From the perspective of Dean Croke, DAT industry analyst, explained the whole focus on whom a broker uses as a carrier has dramatically changed, adding that for carriers that don’t meet brokers required vetting standards, it becomes a very different operating environment.
“My takeaway is that compliance now becomes a competitive advantage, as opposed to a line item on a P&L and overhead,” he said. “For brokers, it will be their competitive advantage about how well they vet carriers.”
The Federal Motor Carrier Safety Administration’s (FMCSA) MCMIS (Motor Carrier Management Information System), a centralized database comprised of carrier census data, roadside inspections, and crash reports, which many shippers, carriers, and brokers use to vet carriers, only contains information on 5% of total industry accidents, but does not determine fault, noted Croke.
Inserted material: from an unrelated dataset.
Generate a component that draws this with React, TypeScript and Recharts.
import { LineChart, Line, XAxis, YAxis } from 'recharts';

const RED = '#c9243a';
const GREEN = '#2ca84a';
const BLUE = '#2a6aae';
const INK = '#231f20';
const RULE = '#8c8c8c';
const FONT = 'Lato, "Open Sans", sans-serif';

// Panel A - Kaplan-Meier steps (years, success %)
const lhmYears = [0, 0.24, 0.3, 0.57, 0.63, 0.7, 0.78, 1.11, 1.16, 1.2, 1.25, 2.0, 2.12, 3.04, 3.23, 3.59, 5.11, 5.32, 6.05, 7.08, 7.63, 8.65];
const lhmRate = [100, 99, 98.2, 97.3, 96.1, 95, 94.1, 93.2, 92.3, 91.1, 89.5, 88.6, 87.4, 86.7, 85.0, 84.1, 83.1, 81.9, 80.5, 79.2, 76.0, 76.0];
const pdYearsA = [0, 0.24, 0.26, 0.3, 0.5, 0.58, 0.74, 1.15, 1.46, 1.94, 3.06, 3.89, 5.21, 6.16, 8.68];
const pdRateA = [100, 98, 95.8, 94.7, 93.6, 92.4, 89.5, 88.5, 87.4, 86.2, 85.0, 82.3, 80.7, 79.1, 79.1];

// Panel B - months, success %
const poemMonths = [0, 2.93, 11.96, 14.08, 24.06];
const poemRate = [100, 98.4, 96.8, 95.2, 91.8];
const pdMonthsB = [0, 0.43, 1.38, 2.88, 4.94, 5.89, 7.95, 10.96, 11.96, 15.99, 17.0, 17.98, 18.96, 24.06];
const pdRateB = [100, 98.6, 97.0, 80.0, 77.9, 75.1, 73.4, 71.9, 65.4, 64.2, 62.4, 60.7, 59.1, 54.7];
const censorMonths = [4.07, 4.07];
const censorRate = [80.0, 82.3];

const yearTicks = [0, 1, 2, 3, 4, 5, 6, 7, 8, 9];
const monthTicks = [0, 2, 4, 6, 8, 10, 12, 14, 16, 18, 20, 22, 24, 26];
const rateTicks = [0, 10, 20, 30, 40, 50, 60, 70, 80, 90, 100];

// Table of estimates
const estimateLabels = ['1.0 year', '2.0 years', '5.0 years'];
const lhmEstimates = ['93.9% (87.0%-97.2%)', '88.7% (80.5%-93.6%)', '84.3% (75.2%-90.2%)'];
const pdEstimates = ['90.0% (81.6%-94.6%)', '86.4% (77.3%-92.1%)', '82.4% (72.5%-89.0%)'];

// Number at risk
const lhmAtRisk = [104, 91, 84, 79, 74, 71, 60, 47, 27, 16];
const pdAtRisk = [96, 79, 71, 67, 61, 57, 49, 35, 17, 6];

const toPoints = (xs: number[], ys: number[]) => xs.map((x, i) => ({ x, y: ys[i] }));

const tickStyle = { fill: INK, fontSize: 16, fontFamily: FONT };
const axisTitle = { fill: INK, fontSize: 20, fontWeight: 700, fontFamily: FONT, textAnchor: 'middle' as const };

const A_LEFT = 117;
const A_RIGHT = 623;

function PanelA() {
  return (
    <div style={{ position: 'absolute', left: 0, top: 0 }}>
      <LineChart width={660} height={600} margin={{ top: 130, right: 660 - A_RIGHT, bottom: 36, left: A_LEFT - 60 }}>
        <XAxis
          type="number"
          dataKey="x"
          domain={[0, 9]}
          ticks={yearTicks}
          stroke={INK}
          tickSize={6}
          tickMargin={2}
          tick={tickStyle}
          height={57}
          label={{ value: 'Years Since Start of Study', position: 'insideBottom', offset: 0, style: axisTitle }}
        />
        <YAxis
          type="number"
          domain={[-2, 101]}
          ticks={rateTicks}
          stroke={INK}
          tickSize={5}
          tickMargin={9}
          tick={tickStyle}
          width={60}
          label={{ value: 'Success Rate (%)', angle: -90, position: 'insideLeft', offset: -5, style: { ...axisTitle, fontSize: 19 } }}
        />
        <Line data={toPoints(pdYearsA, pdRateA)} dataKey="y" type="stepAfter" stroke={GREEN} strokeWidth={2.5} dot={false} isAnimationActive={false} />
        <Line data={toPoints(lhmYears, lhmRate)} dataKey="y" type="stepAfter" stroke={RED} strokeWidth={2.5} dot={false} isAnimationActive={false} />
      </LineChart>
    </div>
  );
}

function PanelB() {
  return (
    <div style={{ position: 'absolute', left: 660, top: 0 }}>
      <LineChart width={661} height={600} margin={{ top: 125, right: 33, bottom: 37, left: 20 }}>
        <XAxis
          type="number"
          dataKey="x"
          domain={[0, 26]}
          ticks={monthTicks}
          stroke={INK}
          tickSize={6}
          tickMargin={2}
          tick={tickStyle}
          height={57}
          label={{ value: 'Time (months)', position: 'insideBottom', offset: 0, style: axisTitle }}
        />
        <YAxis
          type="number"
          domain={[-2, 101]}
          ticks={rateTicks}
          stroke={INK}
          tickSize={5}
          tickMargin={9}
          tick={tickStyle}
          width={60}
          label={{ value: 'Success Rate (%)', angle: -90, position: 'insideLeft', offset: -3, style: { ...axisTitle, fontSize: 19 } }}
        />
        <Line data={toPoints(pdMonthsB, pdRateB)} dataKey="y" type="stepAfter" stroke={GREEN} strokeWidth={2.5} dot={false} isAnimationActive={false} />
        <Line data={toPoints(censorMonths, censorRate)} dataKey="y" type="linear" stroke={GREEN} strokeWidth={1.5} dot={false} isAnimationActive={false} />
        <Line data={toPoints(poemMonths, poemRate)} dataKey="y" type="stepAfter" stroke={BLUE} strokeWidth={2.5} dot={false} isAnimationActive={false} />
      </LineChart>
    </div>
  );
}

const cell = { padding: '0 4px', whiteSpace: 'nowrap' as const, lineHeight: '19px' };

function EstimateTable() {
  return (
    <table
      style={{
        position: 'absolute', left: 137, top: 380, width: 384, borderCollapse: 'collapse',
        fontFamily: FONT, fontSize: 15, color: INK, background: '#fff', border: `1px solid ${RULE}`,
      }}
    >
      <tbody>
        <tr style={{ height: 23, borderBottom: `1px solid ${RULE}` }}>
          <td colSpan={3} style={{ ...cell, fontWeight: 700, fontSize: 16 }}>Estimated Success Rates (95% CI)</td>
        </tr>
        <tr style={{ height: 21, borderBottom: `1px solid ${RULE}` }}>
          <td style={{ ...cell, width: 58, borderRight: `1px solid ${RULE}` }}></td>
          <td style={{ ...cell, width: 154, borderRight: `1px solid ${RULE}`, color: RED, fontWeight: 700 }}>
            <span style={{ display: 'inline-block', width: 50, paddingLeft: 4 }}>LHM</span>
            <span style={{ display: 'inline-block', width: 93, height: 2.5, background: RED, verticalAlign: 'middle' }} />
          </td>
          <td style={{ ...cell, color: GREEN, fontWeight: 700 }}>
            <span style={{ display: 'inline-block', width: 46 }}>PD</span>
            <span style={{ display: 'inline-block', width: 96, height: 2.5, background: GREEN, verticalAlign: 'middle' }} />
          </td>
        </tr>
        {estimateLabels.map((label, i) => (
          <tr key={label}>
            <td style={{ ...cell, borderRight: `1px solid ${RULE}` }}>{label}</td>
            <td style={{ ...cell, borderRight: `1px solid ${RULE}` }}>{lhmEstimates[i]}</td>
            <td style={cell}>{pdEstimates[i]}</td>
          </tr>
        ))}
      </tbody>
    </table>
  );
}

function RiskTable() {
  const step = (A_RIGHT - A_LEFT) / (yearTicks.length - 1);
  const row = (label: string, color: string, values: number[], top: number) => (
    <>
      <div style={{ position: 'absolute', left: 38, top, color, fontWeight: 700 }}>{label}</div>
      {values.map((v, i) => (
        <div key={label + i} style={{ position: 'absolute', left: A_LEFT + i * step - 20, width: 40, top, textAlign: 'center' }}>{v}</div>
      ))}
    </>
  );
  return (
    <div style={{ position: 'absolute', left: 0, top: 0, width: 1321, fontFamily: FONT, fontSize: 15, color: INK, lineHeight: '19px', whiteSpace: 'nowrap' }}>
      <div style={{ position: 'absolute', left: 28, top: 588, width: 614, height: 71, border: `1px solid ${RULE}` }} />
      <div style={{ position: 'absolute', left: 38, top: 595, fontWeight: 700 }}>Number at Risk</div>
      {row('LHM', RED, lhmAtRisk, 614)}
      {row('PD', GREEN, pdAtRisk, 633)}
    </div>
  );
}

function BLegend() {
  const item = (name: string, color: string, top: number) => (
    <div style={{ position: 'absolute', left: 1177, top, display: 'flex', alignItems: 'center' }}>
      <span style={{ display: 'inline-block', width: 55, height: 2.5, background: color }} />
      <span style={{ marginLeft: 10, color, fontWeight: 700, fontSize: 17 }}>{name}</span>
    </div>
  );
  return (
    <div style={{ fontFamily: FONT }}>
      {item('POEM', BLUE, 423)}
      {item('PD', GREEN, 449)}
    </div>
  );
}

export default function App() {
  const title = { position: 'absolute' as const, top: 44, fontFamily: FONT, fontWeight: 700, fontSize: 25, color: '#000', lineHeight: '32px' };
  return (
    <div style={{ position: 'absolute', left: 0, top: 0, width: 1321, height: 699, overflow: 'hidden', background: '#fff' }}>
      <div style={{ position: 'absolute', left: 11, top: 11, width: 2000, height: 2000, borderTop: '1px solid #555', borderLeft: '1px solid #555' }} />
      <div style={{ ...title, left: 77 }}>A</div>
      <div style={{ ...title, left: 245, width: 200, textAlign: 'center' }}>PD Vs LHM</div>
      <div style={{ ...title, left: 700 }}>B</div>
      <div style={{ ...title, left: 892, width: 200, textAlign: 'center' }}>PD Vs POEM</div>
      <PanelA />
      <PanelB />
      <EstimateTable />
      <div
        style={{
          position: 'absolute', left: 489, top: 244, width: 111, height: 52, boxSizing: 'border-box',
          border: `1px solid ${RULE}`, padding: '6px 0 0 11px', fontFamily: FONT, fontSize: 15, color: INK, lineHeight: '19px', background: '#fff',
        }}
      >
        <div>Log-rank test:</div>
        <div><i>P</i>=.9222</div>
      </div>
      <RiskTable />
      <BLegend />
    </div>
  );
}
“If you look at any truckload fleet, 95% of their accidents are not state-reported,” he said. “If you think about accident risk and liability for a wreck, as an example, we’ve seen nuclear verdicts for a single vehicle lane departure, where a truck crosses the median and hits a bus and kills 12 people. Nuclear verdict. But that same event, five feet earlier, would have been into the median, stuck in the mud, and pulled back out by a wrecker for $850. They are both exactly the same thing. It was just a random outcome.
Now every broker that’s got a truck under a load today is exposed to exactly the same accident probability. The only difference now is, of course, the cost of all of that now becomes a lot higher, and it so doesn’t matter. I don’t think it matters how much you vet carriers, you can’t stop that driver falling asleep at the wheel and drifting off the road, because you can be 100% compliant to your hours-of-service and sound asleep at the wheel at the same time. And it is happening now as we speak. So, I don’t think anything’s changed in terms of accident probability. Broker exposure has maybe changed a little bit, but if you think about how are we vetting carriers based on their risk, I don’t think much has changed in the operational world.”